→ DATA BLOCK:
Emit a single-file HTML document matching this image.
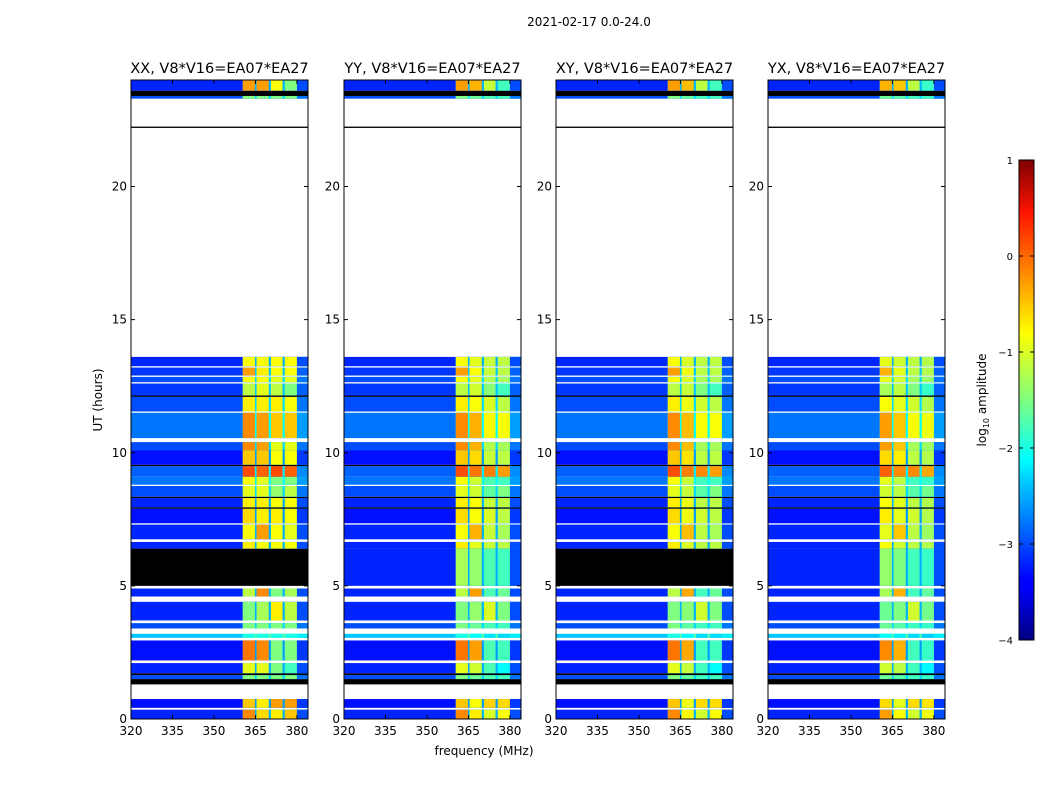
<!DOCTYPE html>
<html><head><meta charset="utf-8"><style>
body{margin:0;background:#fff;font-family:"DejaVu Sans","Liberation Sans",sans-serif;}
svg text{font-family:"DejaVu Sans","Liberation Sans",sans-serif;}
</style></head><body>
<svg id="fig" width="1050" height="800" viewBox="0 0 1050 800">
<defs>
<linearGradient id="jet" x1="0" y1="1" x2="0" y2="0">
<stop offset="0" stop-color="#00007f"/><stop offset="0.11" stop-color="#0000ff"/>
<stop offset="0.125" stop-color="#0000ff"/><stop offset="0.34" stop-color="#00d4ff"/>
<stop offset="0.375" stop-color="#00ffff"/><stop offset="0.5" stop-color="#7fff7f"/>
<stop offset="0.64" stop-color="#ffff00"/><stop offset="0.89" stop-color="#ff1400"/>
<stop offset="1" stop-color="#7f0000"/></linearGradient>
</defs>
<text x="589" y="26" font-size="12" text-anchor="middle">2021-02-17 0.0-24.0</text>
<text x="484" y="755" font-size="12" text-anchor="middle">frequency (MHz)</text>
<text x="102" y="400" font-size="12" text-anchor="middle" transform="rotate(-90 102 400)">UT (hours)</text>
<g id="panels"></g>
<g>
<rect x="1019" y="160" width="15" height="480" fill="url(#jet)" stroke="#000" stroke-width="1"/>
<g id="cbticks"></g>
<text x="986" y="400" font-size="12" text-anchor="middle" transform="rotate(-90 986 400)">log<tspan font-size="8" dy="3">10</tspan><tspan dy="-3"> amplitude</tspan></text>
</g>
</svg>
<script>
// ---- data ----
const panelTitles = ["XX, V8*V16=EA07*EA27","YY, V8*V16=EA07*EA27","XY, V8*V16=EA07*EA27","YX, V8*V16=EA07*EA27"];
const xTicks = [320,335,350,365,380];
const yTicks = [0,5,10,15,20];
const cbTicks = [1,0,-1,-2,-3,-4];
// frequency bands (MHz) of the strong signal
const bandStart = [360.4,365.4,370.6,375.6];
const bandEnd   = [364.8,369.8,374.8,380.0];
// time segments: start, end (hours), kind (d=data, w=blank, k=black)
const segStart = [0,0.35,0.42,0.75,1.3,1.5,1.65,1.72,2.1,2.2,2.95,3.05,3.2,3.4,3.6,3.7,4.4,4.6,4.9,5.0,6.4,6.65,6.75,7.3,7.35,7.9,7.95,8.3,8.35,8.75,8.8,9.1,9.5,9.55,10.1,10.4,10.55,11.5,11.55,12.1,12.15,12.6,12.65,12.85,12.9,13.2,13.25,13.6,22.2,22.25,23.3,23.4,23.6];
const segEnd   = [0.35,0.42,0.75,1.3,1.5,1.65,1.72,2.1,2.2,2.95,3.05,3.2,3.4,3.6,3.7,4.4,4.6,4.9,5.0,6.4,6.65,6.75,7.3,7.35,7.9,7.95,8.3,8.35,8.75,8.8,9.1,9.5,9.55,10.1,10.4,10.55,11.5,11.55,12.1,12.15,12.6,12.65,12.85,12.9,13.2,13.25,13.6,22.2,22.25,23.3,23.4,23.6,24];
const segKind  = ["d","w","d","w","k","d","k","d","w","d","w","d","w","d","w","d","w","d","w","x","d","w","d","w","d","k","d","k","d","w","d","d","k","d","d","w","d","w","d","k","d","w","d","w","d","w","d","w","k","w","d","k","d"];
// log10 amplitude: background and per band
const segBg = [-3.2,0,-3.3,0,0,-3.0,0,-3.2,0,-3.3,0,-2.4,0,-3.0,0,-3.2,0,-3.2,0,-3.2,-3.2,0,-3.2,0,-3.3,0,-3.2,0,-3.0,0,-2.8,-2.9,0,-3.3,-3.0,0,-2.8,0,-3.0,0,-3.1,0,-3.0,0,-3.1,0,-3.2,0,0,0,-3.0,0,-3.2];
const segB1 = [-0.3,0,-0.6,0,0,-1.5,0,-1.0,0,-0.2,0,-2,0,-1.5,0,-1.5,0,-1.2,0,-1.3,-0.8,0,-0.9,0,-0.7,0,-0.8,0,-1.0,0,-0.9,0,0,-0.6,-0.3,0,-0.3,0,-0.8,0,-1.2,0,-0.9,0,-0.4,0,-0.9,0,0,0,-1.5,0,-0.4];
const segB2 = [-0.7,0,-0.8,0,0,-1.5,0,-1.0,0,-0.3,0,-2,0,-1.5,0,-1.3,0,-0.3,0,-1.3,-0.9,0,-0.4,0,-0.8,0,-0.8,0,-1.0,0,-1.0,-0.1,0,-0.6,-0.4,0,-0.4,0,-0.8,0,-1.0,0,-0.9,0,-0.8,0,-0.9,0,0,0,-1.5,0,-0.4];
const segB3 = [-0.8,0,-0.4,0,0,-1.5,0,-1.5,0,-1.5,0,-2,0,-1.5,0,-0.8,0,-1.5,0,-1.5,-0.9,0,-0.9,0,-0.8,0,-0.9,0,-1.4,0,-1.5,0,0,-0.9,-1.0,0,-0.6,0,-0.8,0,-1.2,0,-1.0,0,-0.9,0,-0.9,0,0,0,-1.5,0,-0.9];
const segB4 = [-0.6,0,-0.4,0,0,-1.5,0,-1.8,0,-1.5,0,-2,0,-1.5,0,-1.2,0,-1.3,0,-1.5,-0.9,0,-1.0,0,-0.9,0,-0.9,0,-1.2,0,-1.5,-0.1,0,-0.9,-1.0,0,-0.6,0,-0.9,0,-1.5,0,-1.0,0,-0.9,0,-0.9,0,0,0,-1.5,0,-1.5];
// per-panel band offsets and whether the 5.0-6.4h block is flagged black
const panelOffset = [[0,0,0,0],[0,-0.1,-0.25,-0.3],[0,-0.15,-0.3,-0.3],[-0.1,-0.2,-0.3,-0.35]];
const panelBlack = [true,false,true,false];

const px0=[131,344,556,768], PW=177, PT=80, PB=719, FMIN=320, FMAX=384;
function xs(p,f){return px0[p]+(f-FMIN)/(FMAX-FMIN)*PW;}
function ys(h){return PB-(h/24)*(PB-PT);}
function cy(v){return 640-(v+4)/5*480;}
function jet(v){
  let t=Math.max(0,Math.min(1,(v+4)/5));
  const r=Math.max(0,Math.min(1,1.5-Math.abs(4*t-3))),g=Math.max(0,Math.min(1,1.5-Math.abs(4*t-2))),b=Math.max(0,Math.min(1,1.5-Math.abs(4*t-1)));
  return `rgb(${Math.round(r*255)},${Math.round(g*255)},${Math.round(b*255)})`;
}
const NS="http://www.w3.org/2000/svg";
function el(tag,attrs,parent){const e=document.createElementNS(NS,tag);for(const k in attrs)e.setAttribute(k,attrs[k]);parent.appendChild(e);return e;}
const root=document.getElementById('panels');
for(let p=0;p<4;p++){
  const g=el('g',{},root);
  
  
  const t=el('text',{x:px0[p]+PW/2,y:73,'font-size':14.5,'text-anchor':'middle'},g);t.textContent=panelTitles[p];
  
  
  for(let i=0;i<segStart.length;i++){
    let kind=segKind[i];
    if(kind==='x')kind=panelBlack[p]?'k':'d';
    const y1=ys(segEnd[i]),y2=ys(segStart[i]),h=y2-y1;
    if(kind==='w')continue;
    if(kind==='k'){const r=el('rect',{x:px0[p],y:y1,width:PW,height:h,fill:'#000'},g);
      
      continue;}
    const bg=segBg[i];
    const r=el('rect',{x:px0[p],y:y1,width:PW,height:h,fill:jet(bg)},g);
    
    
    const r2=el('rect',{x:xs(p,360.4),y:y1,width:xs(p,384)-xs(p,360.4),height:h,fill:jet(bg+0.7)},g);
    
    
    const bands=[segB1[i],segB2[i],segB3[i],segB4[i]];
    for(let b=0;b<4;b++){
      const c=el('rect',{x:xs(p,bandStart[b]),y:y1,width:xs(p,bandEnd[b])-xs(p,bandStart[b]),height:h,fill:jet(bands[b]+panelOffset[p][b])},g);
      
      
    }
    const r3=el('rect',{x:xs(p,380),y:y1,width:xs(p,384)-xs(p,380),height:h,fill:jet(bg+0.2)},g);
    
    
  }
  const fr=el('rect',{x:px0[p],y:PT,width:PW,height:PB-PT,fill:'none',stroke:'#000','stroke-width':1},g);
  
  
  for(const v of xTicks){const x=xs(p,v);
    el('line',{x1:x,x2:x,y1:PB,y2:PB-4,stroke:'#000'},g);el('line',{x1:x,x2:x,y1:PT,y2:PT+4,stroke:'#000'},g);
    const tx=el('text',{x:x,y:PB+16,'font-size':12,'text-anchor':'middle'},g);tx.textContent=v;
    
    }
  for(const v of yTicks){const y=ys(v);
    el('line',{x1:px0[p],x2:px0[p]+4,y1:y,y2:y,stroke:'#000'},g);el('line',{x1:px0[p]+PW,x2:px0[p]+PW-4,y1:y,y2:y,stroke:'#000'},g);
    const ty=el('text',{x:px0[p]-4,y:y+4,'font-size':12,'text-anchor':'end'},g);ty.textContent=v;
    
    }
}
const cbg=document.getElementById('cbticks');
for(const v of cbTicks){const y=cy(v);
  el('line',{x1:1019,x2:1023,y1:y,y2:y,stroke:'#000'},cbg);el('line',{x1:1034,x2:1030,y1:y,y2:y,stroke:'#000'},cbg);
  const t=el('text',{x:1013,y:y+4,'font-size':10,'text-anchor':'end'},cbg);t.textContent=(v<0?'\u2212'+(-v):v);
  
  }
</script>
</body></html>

→ PROBLEM TO SOLVE: List all lines holding the string "document".

→ CORRECT RESPONSE:
Emit a single-file HTML document matching this image.
function el(tag,attrs,parent){const e=document.createElementNS(NS,tag);for(const k in attrs)e.setAttribute(k,attrs[k]);parent.appendChild(e);return e;}
const root=document.getElementById('panels');
const cbg=document.getElementById('cbticks');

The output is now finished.